Systems for dehumidification or drying of moist gas streams are known since long. Examples of such systems are found in, among others, U.S. Pat. No. 4,701,189 and US 2005/0235827, which disclose rotary drying wheels. The drying wheel contains a mass of absorbing or sorptive material (drying agent) that removes moisture from the gas stream by the vapour being absorbed. The moisture is picked up in the drying agent and the dry gas stream is forwarded for the use in a process or the like. After a prolonged dehumidification, the drying agent will be saturated with moisture, and therefore it is required that the moisture has to be driven out of the drying agent for enabling the drying to proceed. This is usually made by regeneration, i.e., that a heated gas stream passes through the drying wheel in an area separated from the passage of the moist gas stream. The heated air regenerates the drying wheel continuously, which thereby gives a continuous drying of the moist gas stream.

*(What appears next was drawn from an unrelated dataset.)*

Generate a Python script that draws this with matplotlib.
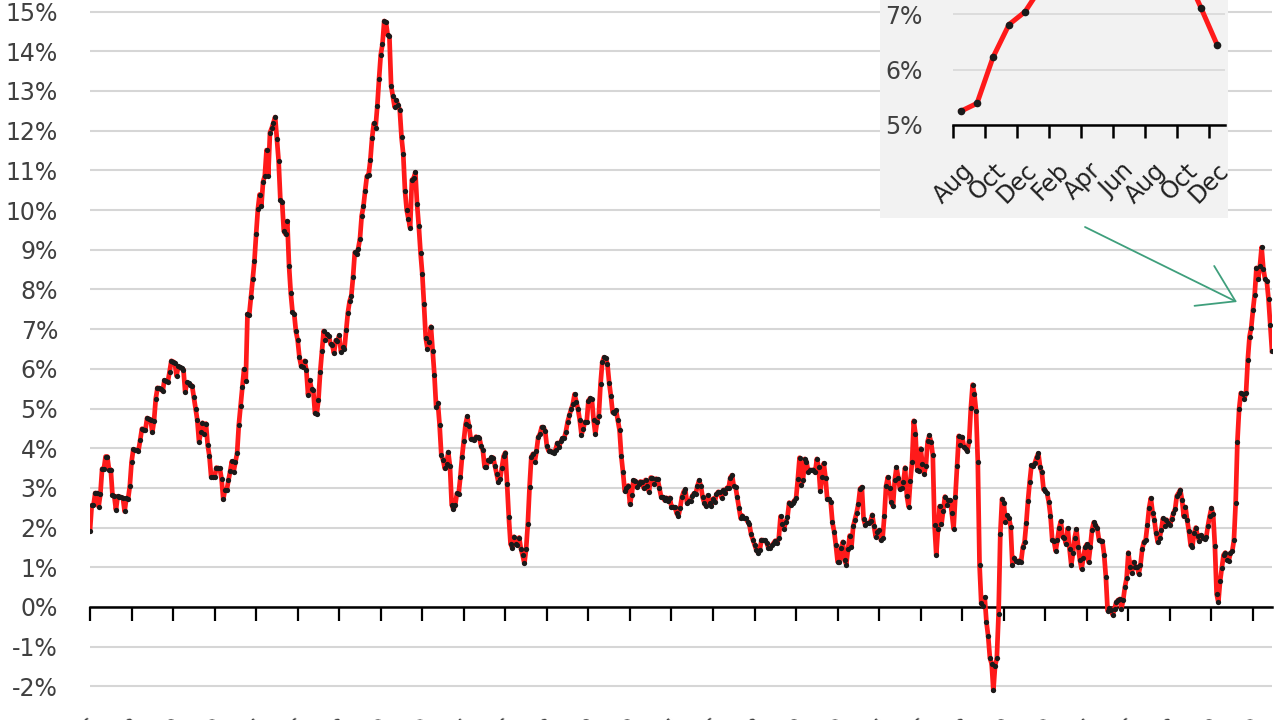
import matplotlib
matplotlib.use("Agg")
import matplotlib.pyplot as plt
import numpy as np
import pandas as pd
from matplotlib.patches import Rectangle

# US CPI, year-over-year change (%), monthly Jan 1966 - Dec 2022
cpi_yoy = [
    1.92, 2.56, 2.56, 2.87, 2.87, 2.53, 2.85, 3.48, 3.48, 3.79, 3.79, 3.46,  # 1966
    3.46, 2.81, 2.80, 2.45, 2.79, 2.78, 2.76, 2.75, 2.41, 2.74, 2.72, 3.04,  # 1967
    3.65, 3.97, 3.96, 3.95, 3.94, 4.20, 4.49, 4.47, 4.46, 4.76, 4.74, 4.72,  # 1968
    4.40, 4.69, 5.25, 5.52, 5.51, 5.48, 5.44, 5.71, 5.70, 5.68, 5.93, 6.20,  # 1969
    6.18, 6.15, 5.82, 6.06, 6.04, 6.01, 5.98, 5.41, 5.66, 5.63, 5.60, 5.57,  # 1970
    5.29, 5.00, 4.71, 4.16, 4.40, 4.64, 4.36, 4.62, 4.08, 3.80, 3.28, 3.27,  # 1971
    3.27, 3.51, 3.50, 3.49, 3.23, 2.71, 2.95, 2.94, 3.19, 3.42, 3.67, 3.41,  # 1972
    3.65, 3.87, 4.59, 5.06, 5.53, 5.99, 5.70, 7.38, 7.36, 7.80, 8.25, 8.71,  # 1973
    9.39, 10.02, 10.39, 10.09, 10.71, 10.86, 11.51, 10.86, 11.95, 12.06, 12.20, 12.34,  # 1974
    11.80, 11.23, 10.25, 10.21, 9.47, 9.39, 9.72, 8.60, 7.91, 7.44, 7.38, 6.94,  # 1975
    6.72, 6.29, 6.07, 6.05, 6.20, 5.97, 5.35, 5.71, 5.49, 5.46, 4.88, 4.86,  # 1976
    5.22, 5.91, 6.44, 6.95, 6.73, 6.87, 6.83, 6.62, 6.60, 6.39, 6.72, 6.70,  # 1977
    6.84, 6.43, 6.55, 6.50, 6.97, 7.41, 7.70, 7.84, 8.31, 8.93, 8.89, 9.03,  # 1978
    9.28, 9.86, 10.09, 10.49, 10.85, 10.89, 11.26, 11.82, 12.18, 12.07, 12.61, 13.29,  # 1979
    13.91, 14.18, 14.76, 14.73, 14.41, 14.38, 13.13, 12.87, 12.60, 12.77, 12.65, 12.52,  # 1980
    11.83, 11.41, 10.49, 10.00, 9.78, 9.55, 10.76, 10.80, 10.95, 10.14, 9.59, 8.92,  # 1981
    8.39, 7.62, 6.78, 6.51, 6.68, 7.06, 6.44, 5.85, 5.04, 5.14, 4.59, 3.83,  # 1982
    3.71, 3.49, 3.60, 3.90, 3.55, 2.58, 2.46, 2.56, 2.86, 2.85, 3.27, 3.79,  # 1983
    4.19, 4.60, 4.80, 4.56, 4.23, 4.22, 4.20, 4.29, 4.27, 4.26, 4.05, 3.95,  # 1984
    3.53, 3.52, 3.70, 3.69, 3.77, 3.76, 3.55, 3.35, 3.14, 3.23, 3.51, 3.80,  # 1985
    3.89, 3.11, 2.26, 1.59, 1.49, 1.77, 1.58, 1.57, 1.75, 1.47, 1.30, 1.10,  # 1986
    1.46, 2.10, 3.03, 3.78, 3.86, 3.65, 3.93, 4.28, 4.36, 4.53, 4.53, 4.43,  # 1987
    4.05, 3.93, 3.93, 3.90, 3.89, 3.96, 4.13, 4.02, 4.17, 4.25, 4.25, 4.42,  # 1988
    4.67, 4.83, 4.98, 5.11, 5.36, 5.17, 4.98, 4.71, 4.34, 4.49, 4.66, 4.65,  # 1989
    5.20, 5.26, 5.23, 4.71, 4.36, 4.67, 4.82, 5.62, 6.16, 6.29, 6.27, 6.11,  # 1990
    5.65, 5.31, 4.90, 4.89, 4.95, 4.70, 4.45, 3.80, 3.39, 2.92, 2.99, 3.06,  # 1991
    2.60, 2.82, 3.19, 3.18, 3.02, 3.09, 3.16, 3.15, 2.99, 3.20, 3.05, 2.90,  # 1992
    3.26, 3.25, 3.09, 3.23, 3.22, 3.00, 2.78, 2.77, 2.69, 2.75, 2.68, 2.75,  # 1993
    2.52, 2.52, 2.51, 2.36, 2.29, 2.49, 2.77, 2.90, 2.96, 2.61, 2.67, 2.67,  # 1994
    2.80, 2.86, 2.85, 3.05, 3.19, 3.04, 2.76, 2.62, 2.54, 2.81, 2.61, 2.54,  # 1995
    2.73, 2.65, 2.84, 2.90, 2.89, 2.75, 2.95, 2.88, 3.00, 2.99, 3.26, 3.32,  # 1996
    3.04, 3.03, 2.76, 2.50, 2.23, 2.30, 2.23, 2.23, 2.15, 2.08, 1.83, 1.70,  # 1997
    1.57, 1.44, 1.37, 1.44, 1.69, 1.68, 1.68, 1.62, 1.49, 1.49, 1.55, 1.61,  # 1998
    1.67, 1.61, 1.73, 2.28, 2.09, 1.96, 2.14, 2.26, 2.63, 2.56, 2.62, 2.68,  # 1999
    2.74, 3.22, 3.76, 3.07, 3.19, 3.73, 3.66, 3.41, 3.45, 3.45, 3.45, 3.39,  # 2000
    3.73, 3.53, 2.92, 3.27, 3.62, 3.25, 2.72, 2.72, 2.65, 2.13, 1.90, 1.55,  # 2001
    1.14, 1.14, 1.48, 1.64, 1.18, 1.07, 1.46, 1.80, 1.51, 2.03, 2.20, 2.38,  # 2002
    2.60, 2.98, 3.02, 2.22, 2.06, 2.11, 2.11, 2.16, 2.32, 2.04, 1.77, 1.88,  # 2003
    1.93, 1.69, 1.74, 2.29, 3.05, 3.27, 2.99, 2.65, 2.54, 3.19, 3.52, 3.26,  # 2004
    2.97, 3.01, 3.15, 3.51, 2.80, 2.53, 3.17, 3.64, 4.69, 4.35, 3.46, 3.42,  # 2005
    3.99, 3.60, 3.36, 3.55, 4.17, 4.32, 4.15, 3.82, 2.06, 1.31, 1.97, 2.54,  # 2006
    2.08, 2.42, 2.78, 2.57, 2.69, 2.69, 2.36, 1.97, 2.76, 3.54, 4.31, 4.08,  # 2007
    4.28, 4.03, 3.98, 3.94, 4.18, 5.02, 5.60, 5.37, 4.94, 3.66, 1.07, 0.09,  # 2008
    0.03, 0.24, -0.38, -0.74, -1.28, -1.43, -2.10, -1.48, -1.29, -0.18, 1.84, 2.72,  # 2009
    2.63, 2.14, 2.31, 2.24, 2.02, 1.05, 1.24, 1.15, 1.14, 1.17, 1.14, 1.50,  # 2010
    1.63, 2.11, 2.68, 3.16, 3.57, 3.56, 3.63, 3.77, 3.87, 3.53, 3.39, 2.96,  # 2011
    2.93, 2.87, 2.65, 2.30, 1.70, 1.66, 1.41, 1.69, 1.99, 2.16, 1.76, 1.74,  # 2012
    1.59, 1.98, 1.47, 1.06, 1.36, 1.75, 1.96, 1.52, 1.18, 0.96, 1.24, 1.50,  # 2013
    1.58, 1.13, 1.51, 1.95, 2.13, 2.07, 1.99, 1.70, 1.66, 1.66, 1.32, 0.76,  # 2014
    -0.09, -0.03, -0.07, -0.20, -0.04, 0.12, 0.17, 0.20, -0.04, 0.17, 0.50, 0.73,  # 2015
    1.37, 1.02, 0.85, 1.13, 1.02, 1.01, 0.84, 1.06, 1.46, 1.64, 1.69, 2.07,  # 2016
    2.50, 2.74, 2.38, 2.20, 1.87, 1.63, 1.73, 1.94, 2.23, 2.04, 2.20, 2.11,  # 2017
    2.07, 2.21, 2.36, 2.46, 2.80, 2.87, 2.95, 2.70, 2.28, 2.52, 2.18, 1.91,  # 2018
    1.55, 1.52, 1.86, 2.00, 1.79, 1.65, 1.81, 1.75, 1.71, 1.76, 2.05, 2.29,  # 2019
    2.49, 2.33, 1.54, 0.33, 0.12, 0.65, 0.99, 1.31, 1.37, 1.18, 1.17, 1.36,  # 2020
    1.40, 1.68, 2.62, 4.16, 4.99, 5.39, 5.37, 5.25, 5.39, 6.22, 6.81, 7.04,  # 2021
    7.48, 7.87, 8.54, 8.26, 8.58, 9.06, 8.52, 8.26, 8.20, 7.75, 7.11, 6.45,  # 2022
]
months = pd.date_range("1966-01-01", periods=len(cpi_yoy), freq="MS")

# inset: Aug 2021 - Dec 2022
inset_months = ["Aug", "Sep", "Oct", "Nov", "Dec", "Jan", "Feb", "Mar", "Apr",
                "May", "Jun", "Jul", "Aug", "Sep", "Oct", "Nov", "Dec"]
inset_values = [5.25, 5.39, 6.22, 6.81, 7.04, 7.48, 7.87, 8.54, 8.26,
                8.58, 9.06, 8.52, 8.26, 8.20, 7.75, 7.11, 6.45]

main_yticks = list(range(-2, 16))
inset_yticks = [5, 6, 7, 8, 9, 10]

TXT = "#404040"
plt.rcParams["font.family"] = ["DejaVu Sans"]

W, H = 1280, 720
fig = plt.figure(figsize=(12.8, 7.2), dpi=100)

# ---- main chart ----
px1 = 39.7            # pixels per 1 %
zero_y = 607          # pixel row of 0 %
ax_bottom_px = 705
ax = fig.add_axes([90 / W, (H - ax_bottom_px) / H, 1182 / W, ax_bottom_px / H])
x = np.arange(len(cpi_yoy))
ax.plot(x, cpi_yoy, color="#ff1a1a", lw=3.4, zorder=3,
        marker="o", ms=3.8, mfc="#1a1a1a", mec="#1a1a1a", mew=0)
ax.set_xlim(0, len(cpi_yoy) - 1)
ax.set_ylim(-(ax_bottom_px - zero_y) / px1, zero_y / px1)

ax.set_yticks(main_yticks)
ax.set_yticklabels([f"{v}%" for v in main_yticks])
ax.yaxis.grid(True, color="#d6d6d6", lw=1.5)
ax.set_axisbelow(True)
ax.tick_params(axis="y", length=0, pad=23, labelsize=17, labelcolor=TXT)
for s in ["top", "right", "left"]:
    ax.spines[s].set_visible(False)
ax.spines["bottom"].set_position(("data", 0))
ax.spines["bottom"].set_linewidth(1.8)
ax.spines["bottom"].set_zorder(2)
tick_idx = x[::24]
ax.set_xticks(tick_idx)
ax.tick_params(axis="x", direction="out", length=10, width=1.6, color="black",
               labelbottom=False)

# date labels at the bottom edge (mostly cropped, as in the reference)
sec = ax.secondary_xaxis(0)
sec.set_xticks(tick_idx)
sec.set_xticklabels([d.strftime("%b-%y") for d in months[tick_idx]],
                    rotation=45, ha="right", rotation_mode="anchor")
sec.tick_params(length=0, pad=8, labelsize=15, labelcolor=TXT)
sec.spines["bottom"].set_visible(False)

# ---- inset panel ----
box = Rectangle((880 / W, (H - 218) / H), 348 / W, 0.5, transform=fig.transFigure,
                facecolor="#f2f2f2", edgecolor="none", zorder=5)
fig.patches.append(box)

ipx1 = 55.5
iax_bottom = 125
iax = fig.add_axes([953 / W, (H - iax_bottom) / H, 272 / W, 5 * ipx1 / H], zorder=6)
iax.patch.set_alpha(0)
ix = np.arange(len(inset_values))
iax.plot(ix, inset_values, color="#ff1a1a", lw=3.6, zorder=3,
         marker="o", ms=5.5, mfc="#1a1a1a", mec="#1a1a1a", mew=0)
iax.set_xlim(-0.5, len(inset_values) - 0.5)
iax.set_ylim(5, 10)
iax.set_yticks(inset_yticks)
iax.set_yticklabels([f"{v}%" for v in inset_yticks])
iax.yaxis.grid(True, color="#dadada", lw=1.3)
iax.set_axisbelow(True)
iax.tick_params(axis="y", length=0, pad=22, labelsize=17, labelcolor=TXT)
for s in ["top", "right", "left"]:
    iax.spines[s].set_visible(False)
iax.spines["bottom"].set_linewidth(1.8)
iax.set_xticks(np.arange(-0.5, len(inset_values) - 1, 2))
iax.set_xticklabels([])
iax.tick_params(axis="x", which="major", direction="out", length=9, width=1.8)
iax.set_xticks(ix[::2], minor=True)
iax.set_xticklabels(inset_months[::2], minor=True, rotation=45, ha="right",
                    rotation_mode="anchor")
iax.tick_params(axis="x", which="minor", length=0, pad=24, labelsize=17,
                labelcolor="#202020")

# arrow pointing from the inset to the recent spike
fig.add_artist(plt.Annotation(
    "", xy=(1237 / W, (H - 302) / H), xytext=(1085 / W, (H - 227) / H),
    xycoords="figure fraction", textcoords="figure fraction",
    arrowprops=dict(arrowstyle="->,head_length=2.5,head_width=1.6",
                    color="#3f9f7c", lw=1.3, mutation_scale=10,
                    shrinkA=0, shrinkB=0),
    zorder=7))

fig.savefig("out.png", dpi=100)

A problem of such drying wheels is that, upon absorption of vapour, latent heat in the gas stream is converted into sensible heat, i.e., the evaporation energy in absorption increases the temperature of the gas and drying agent, which impairs its absorption capacity. Likewise, also the regeneration increases the temperature of the drying wheel.

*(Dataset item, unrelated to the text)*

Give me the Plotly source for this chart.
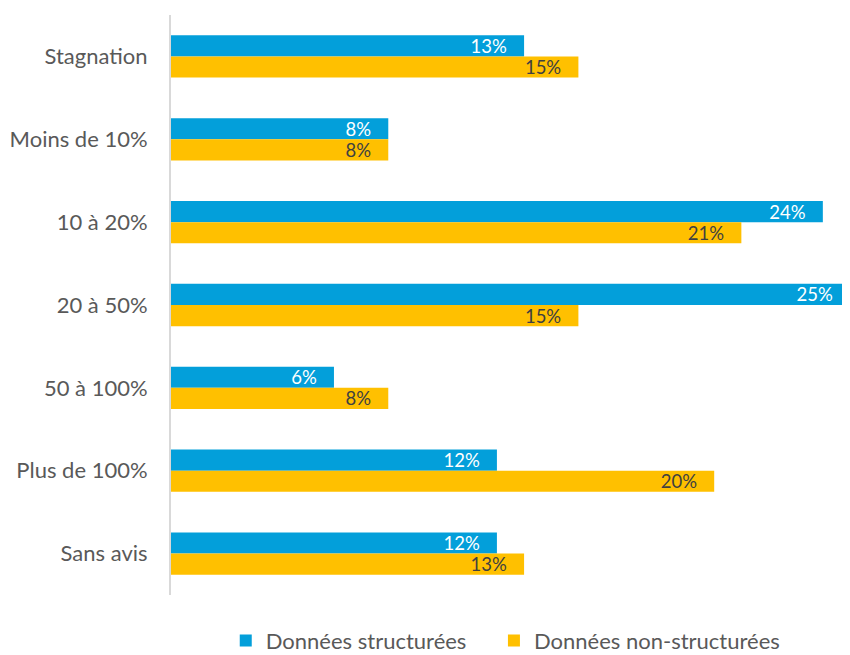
import plotly.graph_objects as go

categories = ["Stagnation", "Moins de 10%", "10 à 20%", "20 à 50%", "50 à 100%", "Plus de 100%", "Sans avis"]
structurees = [13, 8, 24, 25, 6, 12, 12]
non_structurees = [15, 8, 21, 15, 8, 20, 13]
series_names = ["Données structurées", "Données non-structurées"]

FONT = "Lato, 'Noto Sans', sans-serif"
PAD = "\u00a0" * 3  # inner padding after the value label, like the original
LEG_GAP = "\u00a0" * 4  # extra spacing between legend entries

fig = go.Figure()
fig.add_trace(go.Bar(
    y=categories, x=structurees, orientation="h", name=series_names[0] + LEG_GAP,
    marker=dict(color="#039FDA", line=dict(width=0)),
    text=[f"{v}%{PAD}" for v in structurees], textposition="inside", insidetextanchor="end",
    textfont=dict(color="white", size=18.5, family=FONT), constraintext="none",
    hoverinfo="skip",
))
fig.add_trace(go.Bar(
    y=categories, x=non_structurees, orientation="h", name=series_names[1],
    marker=dict(color="#FFC000", line=dict(width=0)),
    text=[f"{v}%{PAD}" for v in non_structurees], textposition="inside", insidetextanchor="end",
    textfont=dict(color="#404040", size=18.5, family=FONT), constraintext="none",
    hoverinfo="skip",
))

# page body has an 8px default margin: compensate so the figure fills the 850x655 window
fig.update_layout(
    width=842, height=647,
    margin=dict(l=163, r=0, t=7, b=60, autoexpand=False),
    barmode="group", bargap=0.49, bargroupgap=0,
    plot_bgcolor="white", paper_bgcolor="white",
    font=dict(family=FONT, color="#595959", size=22),
    showlegend=True,
    legend=dict(orientation="h", x=0.493, xanchor="center", y=-0.079, yanchor="middle",
                font=dict(size=22, color="#595959"), itemwidth=30, traceorder="normal"),
    xaxis=dict(range=[0, 25], visible=False, fixedrange=True),
    yaxis=dict(autorange="reversed", showline=True, linecolor="#D9D9D9", linewidth=2,
               ticks="", ticklabelstandoff=17, showgrid=False, zeroline=False, automargin=False,
               tickfont=dict(size=22, color="#595959")),
)

fig.write_html("out.html")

US 2011/0132191 and US 2012/0125198 disclose proposals of solutions wherein a separate gas stream for the cooling of the absorbing drying agent flows through the drying wheel in a delimited zone or sector separated from the main flow of the gas to be dried and the regeneration flow. Disadvantages of these solutions are that they require an additional flow for the cooling gas with associated equipment and that the available sector for the drying of the gas in the main flow is reduced, which impairs the capacity of the drying wheel. Another disadvantage is that the cooling sector only cools the drying agent in the beginning of its revolution; during the remaining part of the revolution, the drying agent is heated during the absorption.
JP 60-102919 discloses a system for dehumidification of air with high air humidity using a dehumidifying rotor, wherein a part of a dehumidified air stream is passed through a heat exchanger rotor that lowers its temperature, whereupon a part of this dehumidified cooled air is mixed with moist air in order to lower the air humidity of the incoming air that then is sent to the dehumidifying rotor. A disadvantage of this system is that the cooled air does not essentially contribute to the lowering of the temperature of the rotor. Therefore, there is a need of developing systems and methods for improving the performance of sorption dryers, particularly for high air humidities.